See our full 14-inch MacBook Pro review
How to choose the best MacBooks for you?
For us, the MacBook Air is an easy choice. It comes in at $999 yet sports similar performance and endurance to the MacBook Pro thanks to its M1 processor. It’s also the most portable of the bunch, and the improved 13.3-inch display is great for watching TV shows or movies.
If you want a bit more endurance and better performance over longer periods, get the 13-inch MacBook Pro with M1. It lasts for a remarkable 16 hours and 32 minutes on a charge and scored benchmark numbers that blow away the competition.
Those two options should cover at least 90% of users. However, if you need either a larger screen or vastly more power for professional apps then the 14-inch MacBook Pro and 16-inch MacBook Pro with either the M1 Pro or M1 Max chip are outstanding, if expensive, options.
How we test MacBook laptops
We put MacBooks through extensive benchmark testing — both synthetic and real-world — before they end up in the hands of our reviewers. We evaluate everything from speed and battery life to display brightness, speaker volume and system heat.
We use a Klein K10 colorimeter to detect the brightness and sRGB color gamut of a laptop’s display.

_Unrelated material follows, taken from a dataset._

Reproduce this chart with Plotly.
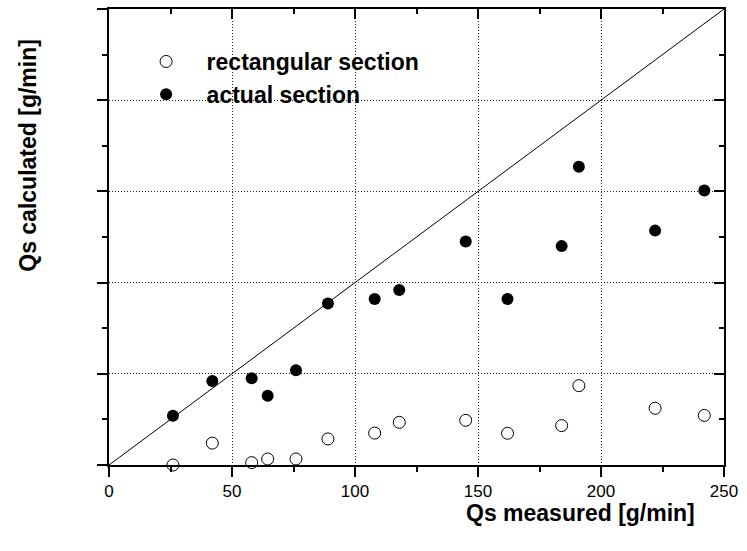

For performance benchmarking, we run the laptop through a gauntlet of benchmarks, including Geekbench 4.3 and 5.0 and 3DMark professional graphics tests.
To determine real-world performance, we task the laptop to convert a 4K video to 1080p resolution and to duplicate a 4.97GB multimedia file. Our real-world graphics test is the Dirt 3 benchmark with medium settings and 1080p resolution.
We also run heat tests by playing a 15-minute full-screen video and our battery test consists of continuous web surfing over Wi-Fi at 150 nits of brightness. We consider everything over the category average (8 hours and 36 minutes) to be a good result. Of course, these tests are complemented with hands-on testing from our reviewers.